3. Der Kanzleiangestellte und der kaufmännisch Angestellte covers demands for legal assistants as well as merchants.
4. Der Schriftsetzer und Buchdrucker goes over ideal characteristics for workers in the printing business, specifically for typesetters and printers.
5. Die Telephonistin (switchboard operator) is the only career for women covered in the book.
6. Der Telegraphist und Funker explores available aptitude tests for telegraph and radio operators.
7. Der Feuerwehrangestellte Firefighting is the only occupation for which medical aptitude tests, particularly concerning breathing patterns, are recommended in addition to psychological ones. Notably, psychological aptitude tests include those meant to assess skittishness, for instance by asking an applicant to perform precise movements (set down a full pail of water) while being exposed to unexpected sounds.
8. Der Kriminalbeamte concerns the necessary abilities for work as a police officer and detective.
9. Der Damenfriseur details the skills required by women's hair dressers, such as the ability to perform precise actions with both hands simultaneously.
10. Psychotechnisch wenig durcharbeitete Berufe: Holzgewerbe, Baugewerbe, Landwirtschaft, Schneiderberuf, höhere Berufe This section explores careers and occupations with no or poorly developed psychological aptitude tests. This includes jobs in Lumbering, construction, agriculture, tailoring and dressmaking and academia. Despite the lack of established aptitude tests, potential characteristics to test for are discussed. For example, results from questionnaires completed by vocational school teachers for these careers are presented. For instance, a stock breeder is associated with good eyesight (Sehschärfe) and colour vision (Farbentüchtigkeit), well-developed tactile abilities (Feinheit des Tastsinnes), good memory, general intelligence, stamina, cleanliness, an aesthetic sense, as well as the general ability to handle animals.

=== II. Praktischer Wert und Soziale Bedeutung der Psychotechnik ===
The second section of the book concerns the practical and social value of psychotechniques. It introduces criteria to assess the actual accuracy of specific tests in predicting future job performance. Criteria include the direct comparison of the performance of workers selected via aptitude testing and those selected without them, a better performance in aptitude tests by those already working in the corresponding career versus those who have no experience, and a correlation between existing employees' job performance and aptitude test performance.
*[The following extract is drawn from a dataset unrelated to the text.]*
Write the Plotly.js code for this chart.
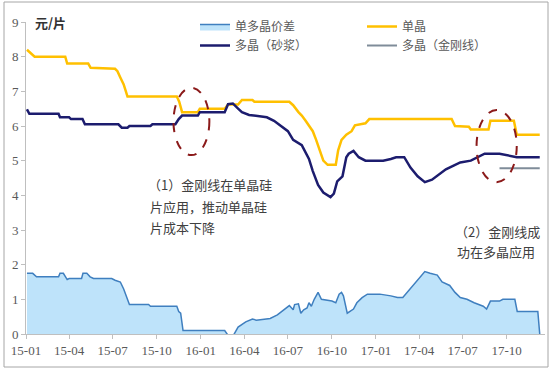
<!DOCTYPE html>
<html><head><meta charset="utf-8">
<script src="https://cdn.plot.ly/plotly-3.0.1.min.js"></script>
<style>html,body{margin:0;padding:0;background:#fff}#chart{width:551px;height:371px}</style>
</head><body><div id="chart"></div>
<script>
// 单晶
const monoDates=['2015-01-03','2015-01-19','2015-03-24','2015-03-28','2015-05-11','2015-05-16','2015-07-06','2015-07-11','2015-07-17','2015-07-24','2015-08-01','2015-11-12','2015-11-17','2015-11-23','2015-12-26','2015-12-30','2016-02-20','2016-02-27','2016-03-19','2016-03-27','2016-04-18','2016-04-22','2016-07-04','2016-07-12','2016-07-23','2016-07-30','2016-08-07','2016-08-14','2016-08-22','2016-08-29','2016-09-06','2016-09-13','2016-09-22','2016-10-09','2016-10-14','2016-10-21','2016-10-31','2016-11-11','2016-11-18','2016-12-10','2016-12-18','2017-06-08','2017-06-15','2017-07-14','2017-07-18','2017-08-24','2017-08-28','2017-10-16','2017-10-22','2017-12-09'];
const monoVals=[8.2,8.0,8.0,7.8,7.8,7.68,7.65,7.58,7.4,7.2,6.85,6.85,6.7,6.4,6.4,6.5,6.5,6.62,6.62,6.75,6.75,6.7,6.7,6.6,6.4,6.3,6.15,6.0,5.85,5.6,5.3,5.0,4.88,4.88,5.3,5.6,5.75,5.85,6.02,6.08,6.2,6.2,6.0,5.98,5.9,5.9,6.15,6.15,5.75,5.75];
// 多晶（砂浆）
const polyDates=['2015-01-03','2015-01-08','2015-03-10','2015-03-13','2015-04-01','2015-04-05','2015-04-29','2015-05-04','2015-07-13','2015-07-20','2015-08-01','2015-08-05','2015-09-18','2015-09-22','2015-11-09','2015-11-16','2015-11-23','2015-12-26','2015-12-30','2016-02-20','2016-02-27','2016-03-08','2016-03-19','2016-03-27','2016-04-11','2016-05-18','2016-06-02','2016-06-16','2016-07-01','2016-07-12','2016-07-30','2016-08-14','2016-08-22','2016-09-02','2016-09-13','2016-09-28','2016-10-05','2016-10-12','2016-10-23','2016-10-31','2016-11-05','2016-11-15','2016-11-26','2016-12-10','2017-01-16','2017-02-01','2017-02-12','2017-03-01','2017-03-14','2017-03-29','2017-04-13','2017-04-28','2017-05-12','2017-05-27','2017-06-11','2017-06-26','2017-07-18','2017-08-02','2017-08-16','2017-09-16','2017-10-01','2017-10-22','2017-12-09'];
const polyVals=[6.48,6.35,6.35,6.25,6.25,6.2,6.2,6.05,6.05,5.95,5.95,6.0,6.0,6.05,6.05,6.2,6.3,6.3,6.4,6.4,6.63,6.65,6.5,6.4,6.32,6.25,6.15,6.0,5.85,5.6,5.45,5.05,4.7,4.3,4.08,3.95,4.05,4.4,4.55,5.1,5.2,5.28,5.1,5.0,5.0,5.05,5.1,5.1,4.8,4.55,4.38,4.45,4.6,4.75,4.85,4.95,5.0,5.1,5.2,5.2,5.15,5.1,5.1];
// 多晶（金刚线）
const diaDates=['2017-09-16','2017-12-09'];
const diaVals=[4.78,4.78];
// 单多晶价差
const spreadDates=['2015-01-03','2015-01-15','2015-01-23','2015-03-10','2015-03-13','2015-03-20','2015-03-28','2015-04-01','2015-04-27','2015-04-30','2015-05-08','2015-05-15','2015-05-22','2015-06-29','2015-07-06','2015-07-17','2015-07-24','2015-07-29','2015-08-05','2015-09-14','2015-09-18','2015-11-12','2015-11-16','2015-11-20','2015-11-25','2016-02-20','2016-02-26','2016-03-10','2016-03-19','2016-04-04','2016-04-18','2016-04-26','2016-05-25','2016-06-09','2016-06-23','2016-07-04','2016-07-12','2016-07-15','2016-07-23','2016-07-28','2016-08-03','2016-08-10','2016-08-14','2016-08-19','2016-08-25','2016-09-02','2016-09-09','2016-10-01','2016-10-09','2016-10-16','2016-10-21','2016-10-25','2016-11-02','2016-11-11','2016-11-15','2016-11-22','2016-12-03','2016-12-14','2017-01-09','2017-02-01','2017-02-15','2017-02-26','2017-03-07','2017-03-22','2017-04-02','2017-04-13','2017-04-24','2017-05-09','2017-05-19','2017-06-04','2017-06-15','2017-06-26','2017-07-10','2017-07-25','2017-08-13','2017-08-20','2017-08-28','2017-09-16','2017-09-23','2017-10-18','2017-10-23','2017-12-05','2017-12-09'];
const spreadVals=[1.75,1.75,1.65,1.65,1.75,1.75,1.57,1.6,1.6,1.75,1.75,1.65,1.6,1.6,1.55,1.5,1.3,1.1,0.85,0.85,0.8,0.8,0.65,0.6,0.1,0.1,-0.02,-0.02,0.2,0.35,0.43,0.4,0.45,0.55,0.7,0.82,0.7,0.85,0.87,0.6,0.7,0.75,0.9,0.8,1.0,1.2,1.0,0.95,0.9,1.15,1.2,1.1,0.6,0.7,0.72,0.9,1.05,1.15,1.15,1.1,1.05,1.05,1.2,1.45,1.65,1.8,1.75,1.7,1.5,1.4,1.2,1.05,1.0,0.9,0.8,0.72,0.95,0.95,1.0,1.0,0.65,0.65,0.0];
const names=['单多晶价差','单晶','多晶（砂浆）','多晶（金刚线）'];
const yTitle='元/片';
const note1=['（1）金刚线在单晶硅','片应用，推动单晶硅','片成本下降'];
const note2=['（2）金刚线成','功在多晶应用'];

const traces=[
 {x:spreadDates,y:spreadVals,name:names[0],type:'scatter',mode:'lines',fill:'tozeroy',
  fillcolor:'#BEE3FA',line:{color:'#3F7FBF',width:1.5},legend:'legend'},
 {x:monoDates,y:monoVals,name:names[1],type:'scatter',mode:'lines',line:{color:'#FFC000',width:2.5},legend:'legend2'},
 {x:polyDates,y:polyVals,name:names[2],type:'scatter',mode:'lines',line:{color:'#1C1C6E',width:2.5},legend:'legend'},
 {x:diaDates,y:diaVals,name:names[3],type:'scatter',mode:'lines',line:{color:'#7F8C99',width:2},legend:'legend2'}
];
const W=519,H=312,L=26,T=22;
const px=(v)=>(v-L)/W, py=(v)=>(T+H-v)/H;
const legFont={family:'Noto Sans CJK SC',size:12,color:'#595959'};
const noteFont={family:'Noto Sans CJK SC',size:13,color:'#404040'};
const anns=[
  {xref:'paper',yref:'paper',x:px(33),y:py(22),xanchor:'left',yanchor:'middle',text:'<b>'+yTitle+'</b>',showarrow:false,
   font:{family:'Noto Sans CJK SC',size:13,color:'#333'}}
];
const n1x=[146,148,148], n1y=[185,206,227];
note1.forEach((t,i)=>anns.push({xref:'paper',yref:'paper',x:px(n1x[i]),y:py(n1y[i]),xanchor:'left',yanchor:'middle',text:t,showarrow:false,font:noteFont}));
const n2x=[542,537], n2y=[231,251];
note2.forEach((t,i)=>anns.push({xref:'paper',yref:'paper',x:px(n2x[i]),y:py(n2y[i]),xanchor:'right',yanchor:'middle',text:t,showarrow:false,font:noteFont}));
const layout={
 width:551,height:371,margin:{l:26,r:6,t:22,b:37},
 paper_bgcolor:'#fff',plot_bgcolor:'#fff',showlegend:true,
 font:{family:'Liberation Serif',color:'#595959'},
 xaxis:{type:'date',range:['2015-01-01','2017-12-20'],tick0:'2015-01-01',dtick:'M3',tickformat:'%y-%m',
  showgrid:false,zeroline:false,showline:true,linecolor:'#BFBFBF',linewidth:1,ticks:'outside',ticklen:4,tickcolor:'#BFBFBF',
  tickfont:{family:'Liberation Serif',size:13,color:'#595959'}},
 yaxis:{range:[0,9],dtick:1,showgrid:false,zeroline:false,showline:true,linecolor:'#BFBFBF',linewidth:1,ticks:'outside',ticklen:4,tickcolor:'#BFBFBF',
  tickfont:{family:'Liberation Serif',size:13,color:'#595959'}},
 legend:{x:px(195),y:py(12),xanchor:'left',yanchor:'top',bgcolor:'rgba(0,0,0,0)',font:legFont,tracegroupgap:0},
 legend2:{x:px(362),y:py(12),xanchor:'left',yanchor:'top',bgcolor:'rgba(0,0,0,0)',font:legFont,tracegroupgap:0},
 annotations:anns,
 shapes:[
  {type:'circle',xref:'x',yref:'y',x0:'2015-11-05',x1:'2016-01-19',y0:5.16,y1:7.1,line:{color:'#8B1A1A',width:2,dash:'dash'}},
  {type:'circle',xref:'x',yref:'y',x0:'2017-07-30',x1:'2017-10-22',y0:4.38,y1:6.46,line:{color:'#8B1A1A',width:2,dash:'dash'}},
  {type:'rect',xref:'paper',yref:'paper',x0:px(4),x1:px(548),y0:py(367),y1:py(2),line:{color:'#A6A6A6',width:1}}
 ]
};
Plotly.newPlot('chart',traces,layout,{staticPlot:true,displayModeBar:false});
</script></body></html>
== Psychologie der Berufsberatung and Career Counseling ==

At the time of publishing, career counselling was a relatively new, but quickly developing field. It is often said to have begun with the publication of Frank Parsons' book Choosing a Vocation in 1909. In Germany, offices for career counselling emerged during the early 20th century, starting with Josephine Levy-Rathenau's Auskunftsstelle für Frauenberufe (English: Information office for jobs for women) in 1902. Psychologie der Berufsberatung, published in 1922, acts as a summary of established findings and accepted tests in the field.
Perhaps at odds with career counseling today is the authors' focus on testing whether an individual is well suited for a specific occupation, rather than performing a series of tests to determine where a client's talents lie and offering advice on potential careers based on this. Today, career counselling most often concentrates on this advisory aspect of aptitude testing. Despite the title, Erismann and Moers describe tools for potential employers more than they do tools for self-discovery of one talents. This is also reflected in the notable absence of tests meant to reveal areas of interest rather than just those of talent, as are commonplace in today's career counselling. However, despite this particular book's apparent lack of focus on the individual and their personal development, other books by the authors', particularly Erismann, highlight the importance of a well-chosen profession for overall happiness.

== Literature ==
- Erismann, Theodor & Moers, Martha. Psychologie der Berufsarbeit und der Berufsberatung (Psychotechnik) II Spezieller Teil (Die praktische Anwendung der psychologischen Eignungsprüfung in den verschiedenen Berufen). Walter de Grunter & Co. 1922.